E’ polemica sull’imminente chiusura del traforo del Gran Sasso. “Tra pochi giorni l’Abruzzo sarà spaccato in due, e in tutto questo non si riesce a comprendere quale sia l’autorità in grado di impedire che territorio interno e costa restino privi di collegamenti degni di questo nome per settimane e settimane” dice il presidente regionale della Cna Abruzzo, Savino Saraceni, che torna a far sentire la propria voce, amplificando quella del mondo delle imprese. “A poche ore ormai dalla scadenza del 19 maggio, fissata da Strada dei Parchi, la società che gestisce le autostrade A24 e A25, per la chiusura del traforo del Gran Sasso – dice – in una ridda di minacce di revoche della concessione e annunci di diffide, ad oggi non è dato sapere quale autorità sia davvero in grado di impedire la chiusura, andando oltre gli annunci. Se a questo poi si aggiunge l’altrettanto imminente chiusura per lavori di manutenzione straordinaria del viadotto all’uscita del casello di Bussi-Popoli per diverse settimane – aggiunge il presidente regionale della Cna – si coglie in pieno il senso del disastro che ci aspetta: in pratica, i collegamenti tra L’Aquila e la costa saranno possibili solo grazie a una viabilità secondaria da vecchio Far West, più adatta alle diligenze che al traffico di auto e mezzi pesanti. A meno di non doversi sobbarcare decine e decine di chilometri in più di autostrada, con aggravio di costi”. “Mentre in Italia si discute della chiusura dei porti – ironizza Saraceni – forse sarà pure il caso che qualcuno si occupi, più semplicemente, di tenere aperte le autostrade. Va garantita ovviamente la doverosa messa in sicurezza di sistemi idrici, così come la manutenzione ordinaria e straordinaria delle strutture, ma non si può mettere in ginocchio una regione intera chiudendo tutto, e costringendola così a un salto all’indietro di decenni”.

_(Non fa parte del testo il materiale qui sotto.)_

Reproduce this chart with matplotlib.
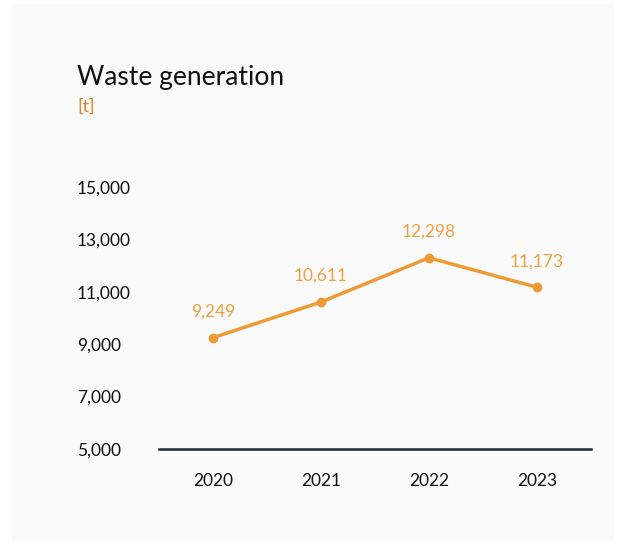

La direzione della Asl Avezzano-Sulmona-L’Aquila, per voce di Simonetta Santini, direttore generale facente funzione, pronuncia un secco no alla chiusura del traforo: “Non sarebbero più garantite le prestazioni salvavitaperché i percorsi alternativi sono impraticabili”. “Gli interventi d’urgenza, dall’ospedale di L’Aquila a quello di Teramo – afferma Santini – sarebbero a forte rischio poiché i ritardi nel trasporto del paziente metterebbero a repentaglio la vita del malato o, più realisticamente, potrebbero causarne il decesso durante il tragitto”.
Il ministero dei Trasporti sapeva già dal 5 aprile della chiusura del traforo del Gran Sasso. Lo si legge nel carteggio tra la concessionaria e il ministero. Strada dei Parchi, infatti, scrive al Mit il 5 aprile e quest’ultimo il 10 aprile fa sapere che non spetta alla concessionaria risolvere il problema idrico. Ulteriori indagini ed approfondimenti – si legge nella risposta del Mit – saranno contemplati dagli organi istituzionalmente preposti e verranno prontamente interessati dalla questione.
“La Strada dei Parchi non ha il potere di intervenire nella situazione che c’è e che richiederebbe l’impermeabilizzazione della galleria con una spesa che si aggira intorno ai 170 milioni di euro – spiega in un’intervista al Giornale Radio Rai, Mauro Fabris, vicepresidente Strada dei Parchi sulla chiusura del traforo del Gran Sasso il 19 maggio – Il ministero delle Infrastrutture ci ha risposto che noi non dobbiamo intervenire quindi il governo ha detto che Strada dei Parchi non ha la competenza. Serve un commissario di Governo come previsto dallo sblocca cantieri. Noi siamo rinviati a giudizio, c’è rischio di ulteriori pregiudizi nell’azione penale avviata contro di noi: essendo impossibilitati a muoverci, abbiamo dovuto prendere l’unico provvedimento possibile e cioè chiudere la galleria per evitare nuove accuse”. Sulla minaccia di una revoca della concessione Fabris risponde: “Non c’è nessuna minaccia in questo senso perché il Governo, il Mit ci ha scritto all’inizio di aprile dicendo che noi non dobbiamo intervenire in questa vicenda quindi sono solo notizie giornalistiche prive di fondamento perché il ministero delle Infrastrutture ci ha scritto che non tocca a noi intervenire. Sarebbe singolare se ora ci revocasse la concessione”.